___ RECORD EXTRACTS

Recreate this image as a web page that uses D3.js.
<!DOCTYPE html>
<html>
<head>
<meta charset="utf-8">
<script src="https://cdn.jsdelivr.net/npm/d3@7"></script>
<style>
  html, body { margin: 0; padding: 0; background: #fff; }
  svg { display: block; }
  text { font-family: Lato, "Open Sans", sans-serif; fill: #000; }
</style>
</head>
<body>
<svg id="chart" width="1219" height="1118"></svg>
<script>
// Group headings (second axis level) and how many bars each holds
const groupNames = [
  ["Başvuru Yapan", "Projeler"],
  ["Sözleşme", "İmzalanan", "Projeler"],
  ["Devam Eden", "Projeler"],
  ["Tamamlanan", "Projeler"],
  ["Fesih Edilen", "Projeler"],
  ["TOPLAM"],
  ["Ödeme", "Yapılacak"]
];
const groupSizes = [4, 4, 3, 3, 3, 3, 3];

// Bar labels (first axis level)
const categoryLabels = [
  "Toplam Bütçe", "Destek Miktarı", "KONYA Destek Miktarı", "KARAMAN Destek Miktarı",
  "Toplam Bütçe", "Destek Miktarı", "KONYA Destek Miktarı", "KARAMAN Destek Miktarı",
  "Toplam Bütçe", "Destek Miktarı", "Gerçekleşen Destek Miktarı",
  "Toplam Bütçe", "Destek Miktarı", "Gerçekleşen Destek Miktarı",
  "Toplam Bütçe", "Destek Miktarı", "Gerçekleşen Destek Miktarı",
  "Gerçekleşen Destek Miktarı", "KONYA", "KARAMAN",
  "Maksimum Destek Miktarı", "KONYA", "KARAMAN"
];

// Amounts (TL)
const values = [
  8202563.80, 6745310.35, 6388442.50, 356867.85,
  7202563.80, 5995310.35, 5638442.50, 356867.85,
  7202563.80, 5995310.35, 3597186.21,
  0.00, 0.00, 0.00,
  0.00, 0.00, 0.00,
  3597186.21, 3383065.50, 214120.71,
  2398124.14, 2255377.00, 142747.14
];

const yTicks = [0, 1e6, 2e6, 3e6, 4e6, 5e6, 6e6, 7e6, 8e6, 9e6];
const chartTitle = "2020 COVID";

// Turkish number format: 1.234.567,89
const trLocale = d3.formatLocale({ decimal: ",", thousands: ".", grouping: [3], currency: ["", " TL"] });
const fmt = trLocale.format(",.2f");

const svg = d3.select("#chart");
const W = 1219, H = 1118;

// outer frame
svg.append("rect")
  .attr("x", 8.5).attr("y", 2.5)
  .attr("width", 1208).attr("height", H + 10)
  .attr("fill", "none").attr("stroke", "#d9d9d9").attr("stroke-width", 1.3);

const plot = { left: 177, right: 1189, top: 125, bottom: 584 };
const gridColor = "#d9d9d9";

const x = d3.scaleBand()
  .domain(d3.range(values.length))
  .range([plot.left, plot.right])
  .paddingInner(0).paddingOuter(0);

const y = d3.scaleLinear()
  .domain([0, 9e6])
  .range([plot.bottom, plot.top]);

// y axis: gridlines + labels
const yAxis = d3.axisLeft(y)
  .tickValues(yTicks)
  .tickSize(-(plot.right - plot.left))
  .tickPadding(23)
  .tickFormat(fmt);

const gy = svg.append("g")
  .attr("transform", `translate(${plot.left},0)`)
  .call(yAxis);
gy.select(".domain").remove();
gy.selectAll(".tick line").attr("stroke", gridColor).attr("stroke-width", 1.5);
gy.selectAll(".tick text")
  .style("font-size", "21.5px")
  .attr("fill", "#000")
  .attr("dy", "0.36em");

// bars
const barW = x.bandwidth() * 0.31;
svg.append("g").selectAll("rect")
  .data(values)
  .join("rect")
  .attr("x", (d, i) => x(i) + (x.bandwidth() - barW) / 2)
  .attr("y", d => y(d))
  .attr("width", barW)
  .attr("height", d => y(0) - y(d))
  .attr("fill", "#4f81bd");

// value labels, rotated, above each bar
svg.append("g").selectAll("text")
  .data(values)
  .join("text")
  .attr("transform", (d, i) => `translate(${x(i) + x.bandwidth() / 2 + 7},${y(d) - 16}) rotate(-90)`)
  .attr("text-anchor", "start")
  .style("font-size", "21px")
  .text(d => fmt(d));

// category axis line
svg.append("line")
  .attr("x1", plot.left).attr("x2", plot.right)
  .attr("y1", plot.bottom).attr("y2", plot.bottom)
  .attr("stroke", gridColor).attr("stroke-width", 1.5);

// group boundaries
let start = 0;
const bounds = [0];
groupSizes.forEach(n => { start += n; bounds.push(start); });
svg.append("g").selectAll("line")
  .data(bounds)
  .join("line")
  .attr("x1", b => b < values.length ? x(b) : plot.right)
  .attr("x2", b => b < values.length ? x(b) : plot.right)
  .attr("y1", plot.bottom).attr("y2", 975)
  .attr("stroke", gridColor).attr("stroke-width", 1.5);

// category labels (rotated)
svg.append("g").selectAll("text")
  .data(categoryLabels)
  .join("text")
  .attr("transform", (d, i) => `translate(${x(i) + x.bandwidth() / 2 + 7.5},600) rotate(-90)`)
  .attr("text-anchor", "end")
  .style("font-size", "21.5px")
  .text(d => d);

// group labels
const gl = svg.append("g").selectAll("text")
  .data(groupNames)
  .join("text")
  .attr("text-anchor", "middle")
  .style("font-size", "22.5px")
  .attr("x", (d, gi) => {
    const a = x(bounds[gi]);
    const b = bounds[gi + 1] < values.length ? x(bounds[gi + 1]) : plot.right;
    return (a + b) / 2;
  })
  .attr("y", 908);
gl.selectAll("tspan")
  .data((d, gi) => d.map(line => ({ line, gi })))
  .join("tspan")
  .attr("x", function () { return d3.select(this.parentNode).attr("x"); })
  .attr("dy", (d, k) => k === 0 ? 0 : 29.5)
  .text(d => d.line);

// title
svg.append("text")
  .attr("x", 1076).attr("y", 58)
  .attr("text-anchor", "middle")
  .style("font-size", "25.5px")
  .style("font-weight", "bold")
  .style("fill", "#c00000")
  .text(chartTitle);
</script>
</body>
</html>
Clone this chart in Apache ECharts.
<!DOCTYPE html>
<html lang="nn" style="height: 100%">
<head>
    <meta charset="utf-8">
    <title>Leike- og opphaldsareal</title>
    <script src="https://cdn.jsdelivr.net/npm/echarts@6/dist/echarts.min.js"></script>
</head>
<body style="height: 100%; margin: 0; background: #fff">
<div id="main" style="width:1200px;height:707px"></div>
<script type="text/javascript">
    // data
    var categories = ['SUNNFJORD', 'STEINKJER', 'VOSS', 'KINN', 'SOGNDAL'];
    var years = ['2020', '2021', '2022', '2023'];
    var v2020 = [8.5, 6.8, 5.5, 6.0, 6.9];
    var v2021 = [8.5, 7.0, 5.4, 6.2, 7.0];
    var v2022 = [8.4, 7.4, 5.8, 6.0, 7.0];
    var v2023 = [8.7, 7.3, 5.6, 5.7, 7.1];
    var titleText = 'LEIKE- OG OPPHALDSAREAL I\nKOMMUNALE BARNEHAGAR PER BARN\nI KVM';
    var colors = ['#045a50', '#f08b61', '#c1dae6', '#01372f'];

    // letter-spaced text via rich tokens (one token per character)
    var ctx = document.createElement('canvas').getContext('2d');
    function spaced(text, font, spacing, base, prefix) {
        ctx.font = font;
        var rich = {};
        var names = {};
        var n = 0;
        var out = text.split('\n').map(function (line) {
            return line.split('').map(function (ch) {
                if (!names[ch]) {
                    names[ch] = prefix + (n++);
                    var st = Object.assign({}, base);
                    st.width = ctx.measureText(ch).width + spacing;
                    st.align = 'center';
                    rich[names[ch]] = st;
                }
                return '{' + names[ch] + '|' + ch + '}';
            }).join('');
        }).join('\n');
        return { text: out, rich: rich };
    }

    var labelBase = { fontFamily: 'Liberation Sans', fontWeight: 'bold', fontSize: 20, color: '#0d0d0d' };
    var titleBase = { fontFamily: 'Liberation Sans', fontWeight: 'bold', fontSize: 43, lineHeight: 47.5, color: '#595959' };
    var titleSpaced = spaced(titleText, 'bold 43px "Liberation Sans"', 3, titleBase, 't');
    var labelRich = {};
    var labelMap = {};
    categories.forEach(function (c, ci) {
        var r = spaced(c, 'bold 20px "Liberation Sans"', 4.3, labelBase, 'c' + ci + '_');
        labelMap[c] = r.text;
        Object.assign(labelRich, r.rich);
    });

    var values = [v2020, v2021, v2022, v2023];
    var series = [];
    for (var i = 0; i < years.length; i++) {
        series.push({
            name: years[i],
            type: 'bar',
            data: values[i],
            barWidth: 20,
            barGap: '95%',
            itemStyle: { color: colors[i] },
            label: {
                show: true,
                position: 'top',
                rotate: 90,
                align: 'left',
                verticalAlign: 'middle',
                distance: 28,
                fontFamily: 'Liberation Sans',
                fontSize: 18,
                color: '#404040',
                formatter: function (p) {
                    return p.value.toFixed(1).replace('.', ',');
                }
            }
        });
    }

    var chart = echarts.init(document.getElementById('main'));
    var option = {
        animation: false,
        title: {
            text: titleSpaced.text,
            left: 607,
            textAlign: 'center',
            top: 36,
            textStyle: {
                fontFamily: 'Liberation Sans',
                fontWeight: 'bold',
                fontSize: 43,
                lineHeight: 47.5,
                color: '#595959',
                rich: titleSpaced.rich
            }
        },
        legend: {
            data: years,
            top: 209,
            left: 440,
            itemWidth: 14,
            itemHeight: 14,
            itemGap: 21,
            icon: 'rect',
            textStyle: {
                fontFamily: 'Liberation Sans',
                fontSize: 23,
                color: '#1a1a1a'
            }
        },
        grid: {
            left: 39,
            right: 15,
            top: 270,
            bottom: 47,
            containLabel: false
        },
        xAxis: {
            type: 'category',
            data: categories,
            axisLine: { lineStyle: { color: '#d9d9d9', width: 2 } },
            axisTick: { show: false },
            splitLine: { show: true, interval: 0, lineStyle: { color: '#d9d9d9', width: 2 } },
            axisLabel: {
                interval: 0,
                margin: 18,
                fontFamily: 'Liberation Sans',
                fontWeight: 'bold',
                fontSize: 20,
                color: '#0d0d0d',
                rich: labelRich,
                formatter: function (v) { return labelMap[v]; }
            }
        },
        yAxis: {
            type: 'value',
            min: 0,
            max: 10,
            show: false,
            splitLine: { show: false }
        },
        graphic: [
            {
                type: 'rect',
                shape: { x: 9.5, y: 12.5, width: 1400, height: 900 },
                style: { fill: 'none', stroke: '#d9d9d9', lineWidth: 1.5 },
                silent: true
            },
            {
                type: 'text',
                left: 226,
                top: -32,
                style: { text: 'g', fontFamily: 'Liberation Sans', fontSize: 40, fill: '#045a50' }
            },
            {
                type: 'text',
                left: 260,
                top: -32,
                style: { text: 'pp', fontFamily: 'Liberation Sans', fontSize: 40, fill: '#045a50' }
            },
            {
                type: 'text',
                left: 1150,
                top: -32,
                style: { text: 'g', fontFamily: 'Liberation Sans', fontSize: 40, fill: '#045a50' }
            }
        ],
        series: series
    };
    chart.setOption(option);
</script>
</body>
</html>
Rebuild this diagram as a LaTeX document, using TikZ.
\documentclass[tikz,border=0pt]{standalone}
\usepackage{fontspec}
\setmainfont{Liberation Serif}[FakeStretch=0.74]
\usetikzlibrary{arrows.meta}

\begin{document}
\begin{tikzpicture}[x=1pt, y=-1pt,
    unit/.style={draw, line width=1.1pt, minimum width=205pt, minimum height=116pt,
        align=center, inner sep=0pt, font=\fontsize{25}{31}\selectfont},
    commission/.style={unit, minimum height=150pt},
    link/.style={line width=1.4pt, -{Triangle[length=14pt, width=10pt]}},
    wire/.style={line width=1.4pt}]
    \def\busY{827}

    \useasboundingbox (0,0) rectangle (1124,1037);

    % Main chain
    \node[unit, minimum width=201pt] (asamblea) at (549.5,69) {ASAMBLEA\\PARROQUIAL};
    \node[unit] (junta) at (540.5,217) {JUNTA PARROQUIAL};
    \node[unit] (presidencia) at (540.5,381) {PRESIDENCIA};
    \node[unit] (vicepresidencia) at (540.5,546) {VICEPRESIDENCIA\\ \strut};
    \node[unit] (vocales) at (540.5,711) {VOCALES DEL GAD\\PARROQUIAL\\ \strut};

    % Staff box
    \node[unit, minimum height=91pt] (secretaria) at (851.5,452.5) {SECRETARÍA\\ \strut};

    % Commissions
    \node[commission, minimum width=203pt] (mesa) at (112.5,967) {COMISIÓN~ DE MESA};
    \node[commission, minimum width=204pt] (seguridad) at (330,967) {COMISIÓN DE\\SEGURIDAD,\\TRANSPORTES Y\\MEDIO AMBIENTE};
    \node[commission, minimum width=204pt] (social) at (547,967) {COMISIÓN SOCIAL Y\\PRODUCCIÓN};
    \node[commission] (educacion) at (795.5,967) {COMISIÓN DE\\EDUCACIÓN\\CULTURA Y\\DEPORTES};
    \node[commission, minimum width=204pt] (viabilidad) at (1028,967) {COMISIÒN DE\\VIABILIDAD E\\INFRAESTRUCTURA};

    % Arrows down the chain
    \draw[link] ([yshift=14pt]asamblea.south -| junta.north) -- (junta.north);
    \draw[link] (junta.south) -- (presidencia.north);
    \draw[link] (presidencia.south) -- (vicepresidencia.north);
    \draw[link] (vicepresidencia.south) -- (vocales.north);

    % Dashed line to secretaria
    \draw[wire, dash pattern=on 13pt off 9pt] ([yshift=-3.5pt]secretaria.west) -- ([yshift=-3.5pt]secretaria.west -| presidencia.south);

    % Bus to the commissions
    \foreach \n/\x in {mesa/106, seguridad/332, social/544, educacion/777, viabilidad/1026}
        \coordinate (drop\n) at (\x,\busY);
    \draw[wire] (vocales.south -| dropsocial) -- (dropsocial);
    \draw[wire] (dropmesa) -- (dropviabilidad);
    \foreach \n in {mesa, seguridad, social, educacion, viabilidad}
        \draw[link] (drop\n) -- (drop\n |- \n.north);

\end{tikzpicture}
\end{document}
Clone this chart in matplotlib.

______

● AIM OF THE TASK: In the listing, find each line with the string "this" and copy it.

● TASK RESULT:
Recreate this image as a web page that uses D3.js.
  .attr("x", function () { return d3.select(this.parentNode).attr("x"); })
Clone this chart in Apache ECharts.
Rebuild this diagram as a LaTeX document, using TikZ.
Clone this chart in matplotlib.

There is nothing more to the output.